Restructured Electricity Markets: Competition and Regulation with Environmental and Development Goals
Before the nineties, electricity markets all around the world were dominated by vertically-integrated, monopolistic utilities. During the eighties/nineties, many countries initiated a process of privatization and liberalization of the electricity sector.
An abundant literature had studied this new scenario with the presence of private companies using different approaches and methodologies. However, starting in the 2000s when many countries consolidated the liberalization reforms, two new concerns appeared. First, due to the mismatch between long-run and short-run costs in competitive markets, in many countries there was a problem of underinvestment in capacity. Second, there are also environmental concerns. These two concerns have arisen also in many developing countries, where the electricity sectors are (typically) publicly-owned and controlled by vertically-integrated monopolies. In these countries, these two concerns have worsened for two main reasons. First, due to the lack of political, economic and social stability, investment in capacity is (even) less profitable.
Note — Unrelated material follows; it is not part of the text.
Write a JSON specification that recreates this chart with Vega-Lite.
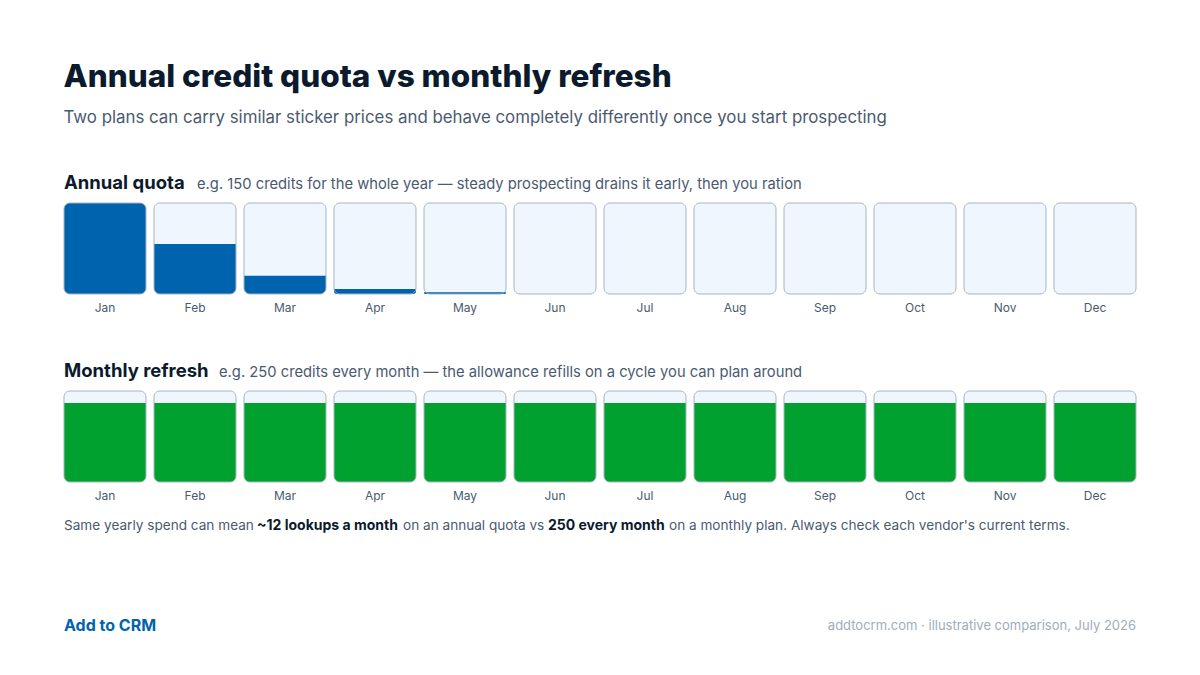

Second, because generating electricity using “green” technologies is often more expensive than generating electricity from fossil. The goal of this research project is to delve into multiple aspects of electricity markets, with a specific emphasis on the challenges of the liberalization process regarding regulatory issues, and having in mind the aforementioned environmental goals. Moreover, this project aims to study these issues also in developing countries, in the light of the well-known Sustainable Development goals (proposed by the United Nations).